━━━ Input rows
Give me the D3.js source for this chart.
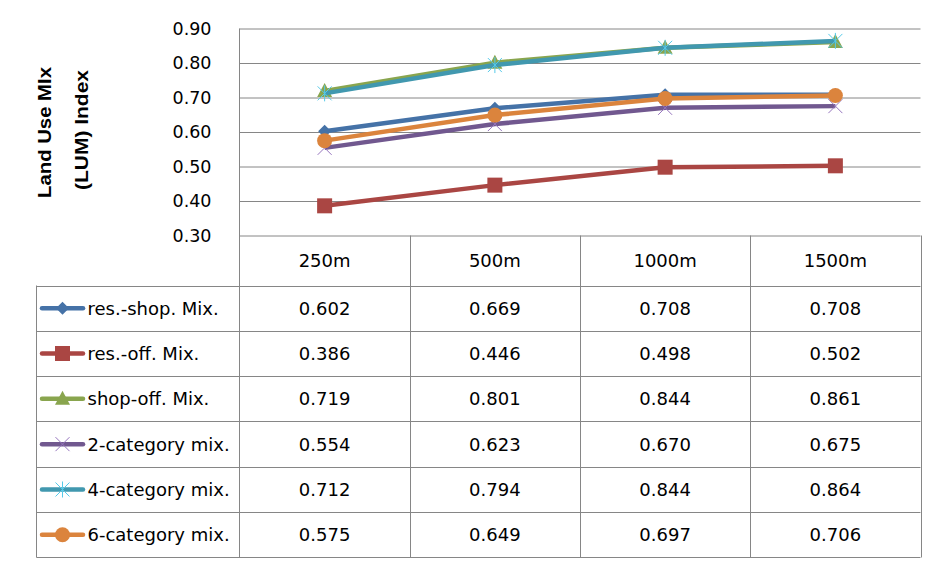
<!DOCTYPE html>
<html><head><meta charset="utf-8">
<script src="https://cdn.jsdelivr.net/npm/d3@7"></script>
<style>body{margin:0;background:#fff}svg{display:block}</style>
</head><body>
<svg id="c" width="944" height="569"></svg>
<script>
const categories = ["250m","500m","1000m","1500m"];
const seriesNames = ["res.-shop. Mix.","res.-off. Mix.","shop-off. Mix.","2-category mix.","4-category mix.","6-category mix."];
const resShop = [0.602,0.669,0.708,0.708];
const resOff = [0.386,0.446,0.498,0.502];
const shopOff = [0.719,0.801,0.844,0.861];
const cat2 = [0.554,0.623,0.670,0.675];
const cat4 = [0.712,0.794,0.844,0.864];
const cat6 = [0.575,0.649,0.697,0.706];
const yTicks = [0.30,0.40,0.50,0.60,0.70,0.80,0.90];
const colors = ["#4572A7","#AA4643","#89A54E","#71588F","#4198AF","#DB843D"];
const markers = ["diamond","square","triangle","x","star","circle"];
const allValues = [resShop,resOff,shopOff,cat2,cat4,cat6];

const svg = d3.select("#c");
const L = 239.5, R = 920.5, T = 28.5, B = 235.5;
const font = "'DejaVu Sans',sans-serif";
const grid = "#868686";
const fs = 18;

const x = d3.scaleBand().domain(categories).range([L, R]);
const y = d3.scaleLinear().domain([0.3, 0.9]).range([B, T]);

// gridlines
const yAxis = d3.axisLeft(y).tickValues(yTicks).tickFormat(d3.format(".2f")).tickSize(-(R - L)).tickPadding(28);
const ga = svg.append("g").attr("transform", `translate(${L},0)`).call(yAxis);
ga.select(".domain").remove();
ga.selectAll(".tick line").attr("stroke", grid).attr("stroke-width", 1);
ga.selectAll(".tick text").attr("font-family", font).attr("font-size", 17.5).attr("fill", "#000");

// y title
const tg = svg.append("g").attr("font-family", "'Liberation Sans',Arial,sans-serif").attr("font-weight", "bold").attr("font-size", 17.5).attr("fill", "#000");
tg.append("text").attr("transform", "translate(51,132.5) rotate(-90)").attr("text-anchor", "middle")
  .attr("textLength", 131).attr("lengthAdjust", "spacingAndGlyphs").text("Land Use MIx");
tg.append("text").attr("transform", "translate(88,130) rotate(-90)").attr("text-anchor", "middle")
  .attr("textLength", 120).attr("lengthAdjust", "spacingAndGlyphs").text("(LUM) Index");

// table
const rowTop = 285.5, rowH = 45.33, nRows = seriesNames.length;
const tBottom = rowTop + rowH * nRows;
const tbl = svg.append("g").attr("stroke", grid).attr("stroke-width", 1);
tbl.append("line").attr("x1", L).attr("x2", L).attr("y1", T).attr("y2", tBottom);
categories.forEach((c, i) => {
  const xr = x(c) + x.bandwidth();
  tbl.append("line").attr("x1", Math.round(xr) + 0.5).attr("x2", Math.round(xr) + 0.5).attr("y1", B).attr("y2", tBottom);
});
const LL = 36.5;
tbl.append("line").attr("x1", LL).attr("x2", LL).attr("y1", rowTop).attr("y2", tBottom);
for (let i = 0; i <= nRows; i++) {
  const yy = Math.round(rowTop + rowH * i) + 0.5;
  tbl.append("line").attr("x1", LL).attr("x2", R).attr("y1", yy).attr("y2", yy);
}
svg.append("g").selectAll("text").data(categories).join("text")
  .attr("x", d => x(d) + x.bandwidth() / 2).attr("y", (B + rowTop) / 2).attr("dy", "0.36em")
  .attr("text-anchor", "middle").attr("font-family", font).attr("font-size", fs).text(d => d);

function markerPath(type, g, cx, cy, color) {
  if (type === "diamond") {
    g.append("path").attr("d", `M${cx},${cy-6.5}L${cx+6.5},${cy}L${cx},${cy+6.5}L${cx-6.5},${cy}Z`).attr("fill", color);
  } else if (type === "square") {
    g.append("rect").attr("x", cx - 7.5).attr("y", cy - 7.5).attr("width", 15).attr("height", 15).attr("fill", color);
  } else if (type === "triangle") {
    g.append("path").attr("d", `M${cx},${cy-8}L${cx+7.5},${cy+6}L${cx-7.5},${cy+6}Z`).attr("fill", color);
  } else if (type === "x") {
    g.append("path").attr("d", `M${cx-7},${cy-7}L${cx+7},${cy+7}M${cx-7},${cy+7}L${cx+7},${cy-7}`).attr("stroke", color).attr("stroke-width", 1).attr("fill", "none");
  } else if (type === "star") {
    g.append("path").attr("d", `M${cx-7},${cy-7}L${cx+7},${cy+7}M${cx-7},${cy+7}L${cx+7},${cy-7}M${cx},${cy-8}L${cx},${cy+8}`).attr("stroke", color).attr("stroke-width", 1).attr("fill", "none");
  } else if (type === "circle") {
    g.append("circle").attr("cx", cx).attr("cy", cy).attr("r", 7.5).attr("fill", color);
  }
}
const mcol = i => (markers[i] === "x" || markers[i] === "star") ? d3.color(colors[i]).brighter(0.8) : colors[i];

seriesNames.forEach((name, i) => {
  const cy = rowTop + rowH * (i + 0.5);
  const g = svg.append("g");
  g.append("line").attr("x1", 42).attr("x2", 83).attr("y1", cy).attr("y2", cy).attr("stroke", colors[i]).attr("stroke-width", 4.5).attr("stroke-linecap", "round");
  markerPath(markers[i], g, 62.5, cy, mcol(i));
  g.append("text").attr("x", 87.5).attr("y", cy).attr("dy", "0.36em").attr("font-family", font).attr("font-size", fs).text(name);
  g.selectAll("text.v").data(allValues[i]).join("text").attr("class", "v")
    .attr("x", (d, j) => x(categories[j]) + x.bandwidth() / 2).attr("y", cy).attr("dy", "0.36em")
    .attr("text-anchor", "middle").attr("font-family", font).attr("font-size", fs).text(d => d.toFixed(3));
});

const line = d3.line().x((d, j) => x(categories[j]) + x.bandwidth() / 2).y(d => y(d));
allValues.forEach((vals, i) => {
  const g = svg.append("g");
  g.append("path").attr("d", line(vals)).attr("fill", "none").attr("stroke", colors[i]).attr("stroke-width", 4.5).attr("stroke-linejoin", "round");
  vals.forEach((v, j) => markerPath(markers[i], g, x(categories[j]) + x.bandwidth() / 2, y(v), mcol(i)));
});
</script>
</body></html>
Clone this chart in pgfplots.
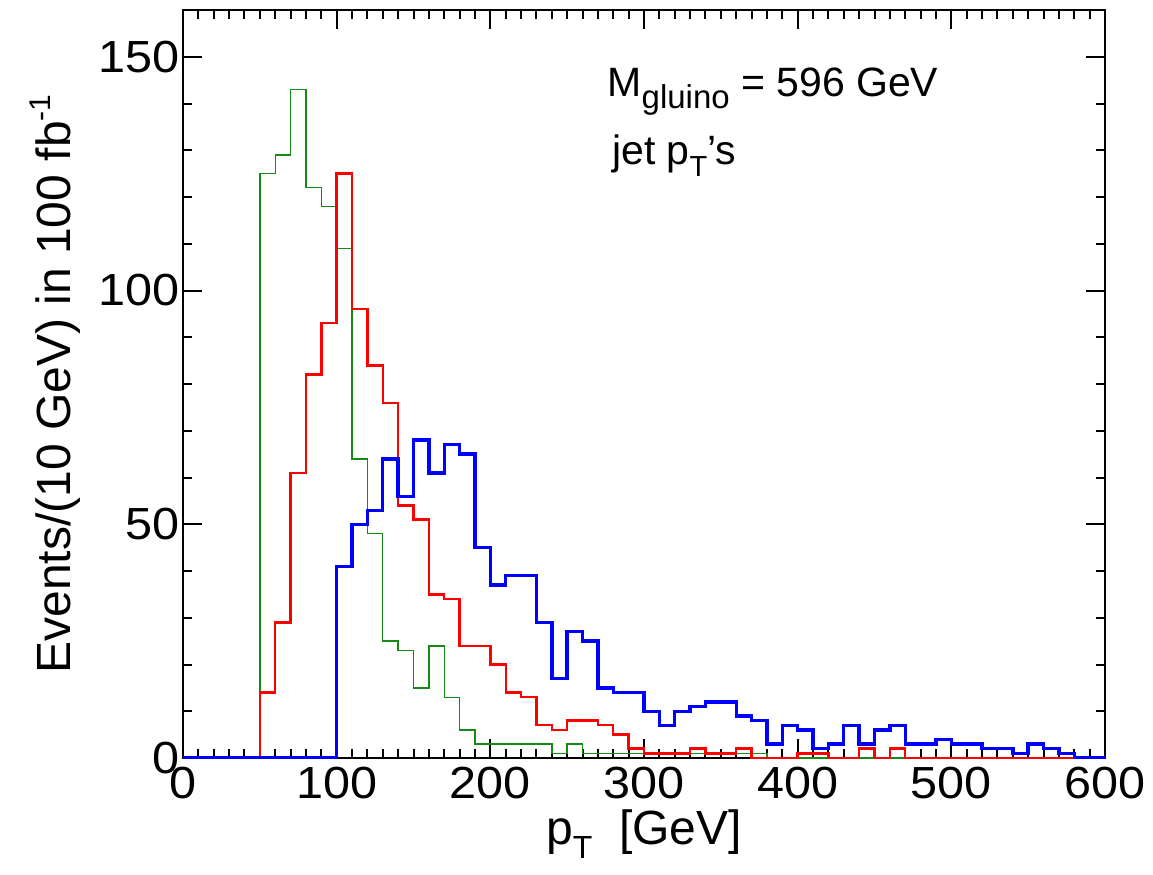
━━━━━━
→ Task prompt
Copy each line exactly, and leave the pictures out of your copy.

→ Final result
Give me the D3.js source for this chart.
<!DOCTYPE html>
<html><head><meta charset="utf-8">
<script src="https://cdn.jsdelivr.net/npm/d3@7"></script>
<style>body{margin:0;background:#fff}svg{display:block}</style>
</head><body>
<svg id="c" width="944" height="569"></svg>
<script>
const categories = ["250m","500m","1000m","1500m"];
const seriesNames = ["res.-shop. Mix.","res.-off. Mix.","shop-off. Mix.","2-category mix.","4-category mix.","6-category mix."];
const resShop = [0.602,0.669,0.708,0.708];
const resOff = [0.386,0.446,0.498,0.502];
const shopOff = [0.719,0.801,0.844,0.861];
const cat2 = [0.554,0.623,0.670,0.675];
const cat4 = [0.712,0.794,0.844,0.864];
const cat6 = [0.575,0.649,0.697,0.706];
const yTicks = [0.30,0.40,0.50,0.60,0.70,0.80,0.90];
const colors = ["#4572A7","#AA4643","#89A54E","#71588F","#4198AF","#DB843D"];
const markers = ["diamond","square","triangle","x","star","circle"];
const allValues = [resShop,resOff,shopOff,cat2,cat4,cat6];

const svg = d3.select("#c");
const L = 239.5, R = 920.5, T = 28.5, B = 235.5;
const font = "'DejaVu Sans',sans-serif";
const grid = "#868686";
const fs = 18;

const x = d3.scaleBand().domain(categories).range([L, R]);
const y = d3.scaleLinear().domain([0.3, 0.9]).range([B, T]);

// gridlines
const yAxis = d3.axisLeft(y).tickValues(yTicks).tickFormat(d3.format(".2f")).tickSize(-(R - L)).tickPadding(28);
const ga = svg.append("g").attr("transform", `translate(${L},0)`).call(yAxis);
ga.select(".domain").remove();
ga.selectAll(".tick line").attr("stroke", grid).attr("stroke-width", 1);
ga.selectAll(".tick text").attr("font-family", font).attr("font-size", 17.5).attr("fill", "#000");

// y title
const tg = svg.append("g").attr("font-family", "'Liberation Sans',Arial,sans-serif").attr("font-weight", "bold").attr("font-size", 17.5).attr("fill", "#000");
tg.append("text").attr("transform", "translate(51,132.5) rotate(-90)").attr("text-anchor", "middle")
  .attr("textLength", 131).attr("lengthAdjust", "spacingAndGlyphs").text("Land Use MIx");
tg.append("text").attr("transform", "translate(88,130) rotate(-90)").attr("text-anchor", "middle")
  .attr("textLength", 120).attr("lengthAdjust", "spacingAndGlyphs").text("(LUM) Index");

// table
const rowTop = 285.5, rowH = 45.33, nRows = seriesNames.length;
const tBottom = rowTop + rowH * nRows;
const tbl = svg.append("g").attr("stroke", grid).attr("stroke-width", 1);
tbl.append("line").attr("x1", L).attr("x2", L).attr("y1", T).attr("y2", tBottom);
categories.forEach((c, i) => {
  const xr = x(c) + x.bandwidth();
  tbl.append("line").attr("x1", Math.round(xr) + 0.5).attr("x2", Math.round(xr) + 0.5).attr("y1", B).attr("y2", tBottom);
});
const LL = 36.5;
tbl.append("line").attr("x1", LL).attr("x2", LL).attr("y1", rowTop).attr("y2", tBottom);
for (let i = 0; i <= nRows; i++) {
  const yy = Math.round(rowTop + rowH * i) + 0.5;
  tbl.append("line").attr("x1", LL).attr("x2", R).attr("y1", yy).attr("y2", yy);
}
svg.append("g").selectAll("text").data(categories).join("text")
  .attr("x", d => x(d) + x.bandwidth() / 2).attr("y", (B + rowTop) / 2).attr("dy", "0.36em")
  .attr("text-anchor", "middle").attr("font-family", font).attr("font-size", fs).text(d => d);

function markerPath(type, g, cx, cy, color) {
  if (type === "diamond") {
    g.append("path").attr("d", `M${cx},${cy-6.5}L${cx+6.5},${cy}L${cx},${cy+6.5}L${cx-6.5},${cy}Z`).attr("fill", color);
  } else if (type === "square") {
    g.append("rect").attr("x", cx - 7.5).attr("y", cy - 7.5).attr("width", 15).attr("height", 15).attr("fill", color);
  } else if (type === "triangle") {
    g.append("path").attr("d", `M${cx},${cy-8}L${cx+7.5},${cy+6}L${cx-7.5},${cy+6}Z`).attr("fill", color);
  } else if (type === "x") {
    g.append("path").attr("d", `M${cx-7},${cy-7}L${cx+7},${cy+7}M${cx-7},${cy+7}L${cx+7},${cy-7}`).attr("stroke", color).attr("stroke-width", 1).attr("fill", "none");
  } else if (type === "star") {
    g.append("path").attr("d", `M${cx-7},${cy-7}L${cx+7},${cy+7}M${cx-7},${cy+7}L${cx+7},${cy-7}M${cx},${cy-8}L${cx},${cy+8}`).attr("stroke", color).attr("stroke-width", 1).attr("fill", "none");
  } else if (type === "circle") {
    g.append("circle").attr("cx", cx).attr("cy", cy).attr("r", 7.5).attr("fill", color);
  }
}
const mcol = i => (markers[i] === "x" || markers[i] === "star") ? d3.color(colors[i]).brighter(0.8) : colors[i];

seriesNames.forEach((name, i) => {
  const cy = rowTop + rowH * (i + 0.5);
  const g = svg.append("g");
  g.append("line").attr("x1", 42).attr("x2", 83).attr("y1", cy).attr("y2", cy).attr("stroke", colors[i]).attr("stroke-width", 4.5).attr("stroke-linecap", "round");
  markerPath(markers[i], g, 62.5, cy, mcol(i));
  g.append("text").attr("x", 87.5).attr("y", cy).attr("dy", "0.36em").attr("font-family", font).attr("font-size", fs).text(name);
  g.selectAll("text.v").data(allValues[i]).join("text").attr("class", "v")
    .attr("x", (d, j) => x(categories[j]) + x.bandwidth() / 2).attr("y", cy).attr("dy", "0.36em")
    .attr("text-anchor", "middle").attr("font-family", font).attr("font-size", fs).text(d => d.toFixed(3));
});

const line = d3.line().x((d, j) => x(categories[j]) + x.bandwidth() / 2).y(d => y(d));
allValues.forEach((vals, i) => {
  const g = svg.append("g");
  g.append("path").attr("d", line(vals)).attr("fill", "none").attr("stroke", colors[i]).attr("stroke-width", 4.5).attr("stroke-linejoin", "round");
  vals.forEach((v, j) => markerPath(markers[i], g, x(categories[j]) + x.bandwidth() / 2, y(v), mcol(i)));
});
</script>
</body></html>
Clone this chart in pgfplots.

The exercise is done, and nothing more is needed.